__TASK TO CARRY OUT__: Print exactly those lines that run from the beginning of the data to the line bearing "plt.rcParams['font.family'] = ['Liberation", inclusive.

__DATA PROVIDED__:
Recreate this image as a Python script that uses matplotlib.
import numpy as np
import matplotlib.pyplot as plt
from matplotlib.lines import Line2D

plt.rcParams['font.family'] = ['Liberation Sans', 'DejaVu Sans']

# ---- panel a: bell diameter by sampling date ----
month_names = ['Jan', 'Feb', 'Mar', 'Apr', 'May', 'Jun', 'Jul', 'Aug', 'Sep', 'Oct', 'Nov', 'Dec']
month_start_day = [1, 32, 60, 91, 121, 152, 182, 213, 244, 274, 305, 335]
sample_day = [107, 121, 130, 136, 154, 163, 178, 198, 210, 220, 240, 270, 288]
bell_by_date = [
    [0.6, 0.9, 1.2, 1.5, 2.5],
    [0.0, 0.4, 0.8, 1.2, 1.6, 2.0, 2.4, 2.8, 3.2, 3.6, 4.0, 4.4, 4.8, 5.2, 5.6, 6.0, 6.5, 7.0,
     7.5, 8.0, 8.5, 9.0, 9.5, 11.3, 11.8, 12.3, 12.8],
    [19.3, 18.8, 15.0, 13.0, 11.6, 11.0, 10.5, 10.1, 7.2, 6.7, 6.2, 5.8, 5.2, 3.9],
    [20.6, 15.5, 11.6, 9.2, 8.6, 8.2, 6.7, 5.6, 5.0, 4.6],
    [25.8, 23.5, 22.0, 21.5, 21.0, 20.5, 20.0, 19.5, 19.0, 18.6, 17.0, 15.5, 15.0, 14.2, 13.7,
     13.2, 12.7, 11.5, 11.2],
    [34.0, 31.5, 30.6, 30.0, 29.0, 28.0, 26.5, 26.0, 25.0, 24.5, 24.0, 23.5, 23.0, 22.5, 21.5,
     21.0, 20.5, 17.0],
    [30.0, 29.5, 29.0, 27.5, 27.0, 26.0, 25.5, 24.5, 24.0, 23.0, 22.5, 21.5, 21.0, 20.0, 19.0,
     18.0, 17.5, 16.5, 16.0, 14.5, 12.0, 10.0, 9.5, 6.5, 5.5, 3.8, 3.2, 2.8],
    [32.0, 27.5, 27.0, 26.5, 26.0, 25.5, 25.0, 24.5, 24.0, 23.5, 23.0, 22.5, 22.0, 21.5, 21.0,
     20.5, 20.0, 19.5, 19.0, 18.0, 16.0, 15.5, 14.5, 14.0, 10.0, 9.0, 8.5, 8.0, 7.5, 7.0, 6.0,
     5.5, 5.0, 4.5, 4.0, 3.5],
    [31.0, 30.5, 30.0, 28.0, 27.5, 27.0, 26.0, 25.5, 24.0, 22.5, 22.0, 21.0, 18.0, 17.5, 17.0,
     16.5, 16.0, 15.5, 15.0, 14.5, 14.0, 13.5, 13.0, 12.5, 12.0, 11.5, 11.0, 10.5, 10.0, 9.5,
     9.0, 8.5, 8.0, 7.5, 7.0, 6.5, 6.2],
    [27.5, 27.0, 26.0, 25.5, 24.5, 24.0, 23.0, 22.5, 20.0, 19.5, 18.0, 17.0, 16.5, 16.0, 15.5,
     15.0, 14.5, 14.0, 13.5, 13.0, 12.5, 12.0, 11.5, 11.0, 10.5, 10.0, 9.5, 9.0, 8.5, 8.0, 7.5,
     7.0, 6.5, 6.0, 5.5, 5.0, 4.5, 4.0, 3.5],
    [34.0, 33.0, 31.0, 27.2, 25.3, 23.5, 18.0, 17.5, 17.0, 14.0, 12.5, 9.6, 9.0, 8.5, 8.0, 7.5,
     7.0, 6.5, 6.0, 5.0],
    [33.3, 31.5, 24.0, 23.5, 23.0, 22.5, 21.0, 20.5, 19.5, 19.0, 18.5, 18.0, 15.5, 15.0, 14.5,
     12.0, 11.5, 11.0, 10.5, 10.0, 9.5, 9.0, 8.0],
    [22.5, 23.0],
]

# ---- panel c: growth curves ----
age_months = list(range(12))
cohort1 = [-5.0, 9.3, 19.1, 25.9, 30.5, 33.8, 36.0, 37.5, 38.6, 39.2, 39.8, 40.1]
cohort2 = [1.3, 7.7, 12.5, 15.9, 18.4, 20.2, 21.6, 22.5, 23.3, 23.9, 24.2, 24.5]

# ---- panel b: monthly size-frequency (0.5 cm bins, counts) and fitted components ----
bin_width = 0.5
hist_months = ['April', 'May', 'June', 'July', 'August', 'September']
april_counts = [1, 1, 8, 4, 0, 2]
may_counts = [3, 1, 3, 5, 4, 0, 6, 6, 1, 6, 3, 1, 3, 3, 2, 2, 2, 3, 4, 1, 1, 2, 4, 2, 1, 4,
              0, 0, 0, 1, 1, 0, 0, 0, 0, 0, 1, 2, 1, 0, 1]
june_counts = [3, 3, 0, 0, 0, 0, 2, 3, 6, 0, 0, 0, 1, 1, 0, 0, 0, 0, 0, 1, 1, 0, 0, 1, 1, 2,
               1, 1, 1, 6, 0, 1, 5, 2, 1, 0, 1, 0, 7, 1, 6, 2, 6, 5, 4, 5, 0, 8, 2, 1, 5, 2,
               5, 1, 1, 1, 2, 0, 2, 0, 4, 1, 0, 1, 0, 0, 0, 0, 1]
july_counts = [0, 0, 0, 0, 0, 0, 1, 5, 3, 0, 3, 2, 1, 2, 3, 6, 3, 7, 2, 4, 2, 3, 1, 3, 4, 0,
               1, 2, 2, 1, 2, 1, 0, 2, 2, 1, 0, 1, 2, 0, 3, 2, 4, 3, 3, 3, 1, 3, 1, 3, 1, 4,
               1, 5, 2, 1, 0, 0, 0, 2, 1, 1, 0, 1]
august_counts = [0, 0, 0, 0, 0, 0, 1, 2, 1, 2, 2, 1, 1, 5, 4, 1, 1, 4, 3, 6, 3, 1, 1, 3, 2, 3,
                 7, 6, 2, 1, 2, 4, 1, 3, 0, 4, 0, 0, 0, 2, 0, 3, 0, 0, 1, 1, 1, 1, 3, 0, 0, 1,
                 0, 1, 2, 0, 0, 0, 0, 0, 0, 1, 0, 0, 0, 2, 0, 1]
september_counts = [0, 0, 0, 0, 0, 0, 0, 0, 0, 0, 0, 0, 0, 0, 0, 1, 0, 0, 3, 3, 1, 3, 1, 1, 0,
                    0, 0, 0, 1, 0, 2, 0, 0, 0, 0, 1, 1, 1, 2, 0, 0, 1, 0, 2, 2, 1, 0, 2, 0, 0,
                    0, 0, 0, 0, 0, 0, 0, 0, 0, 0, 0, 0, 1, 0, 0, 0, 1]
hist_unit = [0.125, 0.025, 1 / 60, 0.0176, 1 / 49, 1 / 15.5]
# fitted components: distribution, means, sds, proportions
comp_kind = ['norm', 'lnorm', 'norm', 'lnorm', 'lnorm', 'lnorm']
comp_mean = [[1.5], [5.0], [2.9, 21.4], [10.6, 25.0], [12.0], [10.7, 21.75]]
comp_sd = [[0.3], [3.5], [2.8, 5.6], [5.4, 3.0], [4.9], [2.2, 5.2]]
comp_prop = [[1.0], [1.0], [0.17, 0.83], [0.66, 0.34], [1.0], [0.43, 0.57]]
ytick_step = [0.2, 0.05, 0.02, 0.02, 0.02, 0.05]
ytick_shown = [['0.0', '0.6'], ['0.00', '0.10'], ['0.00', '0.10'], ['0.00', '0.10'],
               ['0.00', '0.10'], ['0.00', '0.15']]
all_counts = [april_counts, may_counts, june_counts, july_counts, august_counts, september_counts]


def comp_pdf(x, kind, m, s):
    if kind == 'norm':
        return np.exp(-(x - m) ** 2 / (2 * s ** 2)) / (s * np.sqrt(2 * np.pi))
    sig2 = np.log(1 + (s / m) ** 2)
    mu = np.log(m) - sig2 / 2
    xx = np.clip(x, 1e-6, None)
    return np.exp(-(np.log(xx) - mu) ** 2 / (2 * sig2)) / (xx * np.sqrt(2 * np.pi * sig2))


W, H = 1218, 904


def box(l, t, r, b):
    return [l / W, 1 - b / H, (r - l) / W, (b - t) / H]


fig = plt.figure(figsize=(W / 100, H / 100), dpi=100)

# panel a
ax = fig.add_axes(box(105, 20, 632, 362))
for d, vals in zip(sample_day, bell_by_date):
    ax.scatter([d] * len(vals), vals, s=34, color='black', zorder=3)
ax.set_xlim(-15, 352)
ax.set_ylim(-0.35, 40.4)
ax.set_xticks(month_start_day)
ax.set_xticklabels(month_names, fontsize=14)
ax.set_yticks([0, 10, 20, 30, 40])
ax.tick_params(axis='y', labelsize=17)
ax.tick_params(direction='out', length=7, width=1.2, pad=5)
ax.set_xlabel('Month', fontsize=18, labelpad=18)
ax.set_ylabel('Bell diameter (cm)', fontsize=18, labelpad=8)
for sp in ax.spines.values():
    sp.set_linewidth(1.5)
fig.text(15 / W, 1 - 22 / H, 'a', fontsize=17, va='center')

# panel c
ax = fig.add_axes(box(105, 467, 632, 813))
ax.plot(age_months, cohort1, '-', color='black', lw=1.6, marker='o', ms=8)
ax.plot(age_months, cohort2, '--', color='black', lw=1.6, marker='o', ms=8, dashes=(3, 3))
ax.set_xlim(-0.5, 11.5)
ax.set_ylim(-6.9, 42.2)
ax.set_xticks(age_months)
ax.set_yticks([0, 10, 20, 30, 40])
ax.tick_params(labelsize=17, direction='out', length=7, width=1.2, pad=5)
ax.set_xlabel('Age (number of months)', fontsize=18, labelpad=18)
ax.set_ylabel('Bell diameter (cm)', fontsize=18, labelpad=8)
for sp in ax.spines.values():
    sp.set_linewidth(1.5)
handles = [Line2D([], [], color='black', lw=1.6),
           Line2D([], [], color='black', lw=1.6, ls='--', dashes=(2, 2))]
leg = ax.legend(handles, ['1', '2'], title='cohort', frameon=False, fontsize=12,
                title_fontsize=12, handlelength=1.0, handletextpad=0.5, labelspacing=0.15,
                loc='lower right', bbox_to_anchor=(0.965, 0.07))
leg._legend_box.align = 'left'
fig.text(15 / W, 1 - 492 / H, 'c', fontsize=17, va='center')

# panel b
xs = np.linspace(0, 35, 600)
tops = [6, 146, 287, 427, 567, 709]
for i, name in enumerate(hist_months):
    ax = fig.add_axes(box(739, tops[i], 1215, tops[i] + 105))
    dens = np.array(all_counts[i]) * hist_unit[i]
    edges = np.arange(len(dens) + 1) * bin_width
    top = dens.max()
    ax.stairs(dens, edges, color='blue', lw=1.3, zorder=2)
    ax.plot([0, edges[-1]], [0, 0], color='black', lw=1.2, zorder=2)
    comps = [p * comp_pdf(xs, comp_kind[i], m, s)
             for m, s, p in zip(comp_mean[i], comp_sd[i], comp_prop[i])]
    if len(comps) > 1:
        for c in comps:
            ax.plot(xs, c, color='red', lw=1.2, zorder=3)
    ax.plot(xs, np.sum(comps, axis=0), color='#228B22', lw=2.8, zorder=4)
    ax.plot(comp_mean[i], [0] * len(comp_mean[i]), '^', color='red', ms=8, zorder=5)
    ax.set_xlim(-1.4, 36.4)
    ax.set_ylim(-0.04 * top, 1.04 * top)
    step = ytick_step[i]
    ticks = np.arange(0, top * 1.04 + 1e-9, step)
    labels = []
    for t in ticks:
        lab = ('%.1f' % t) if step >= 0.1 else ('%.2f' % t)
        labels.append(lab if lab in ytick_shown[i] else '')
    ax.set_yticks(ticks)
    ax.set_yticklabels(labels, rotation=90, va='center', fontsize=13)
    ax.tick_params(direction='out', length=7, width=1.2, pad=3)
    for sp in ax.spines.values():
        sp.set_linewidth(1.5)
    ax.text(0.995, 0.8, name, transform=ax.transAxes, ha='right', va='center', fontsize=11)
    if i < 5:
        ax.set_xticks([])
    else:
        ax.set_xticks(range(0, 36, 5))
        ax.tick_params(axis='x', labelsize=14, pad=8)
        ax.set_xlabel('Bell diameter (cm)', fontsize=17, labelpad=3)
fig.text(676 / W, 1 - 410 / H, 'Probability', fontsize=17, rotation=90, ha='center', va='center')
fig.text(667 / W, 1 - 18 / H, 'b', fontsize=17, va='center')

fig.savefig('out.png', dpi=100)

__FINAL RESULT__:
Recreate this image as a Python script that uses matplotlib.
import numpy as np
import matplotlib.pyplot as plt
from matplotlib.lines import Line2D

plt.rcParams['font.family'] = ['Liberation Sans', 'DejaVu Sans']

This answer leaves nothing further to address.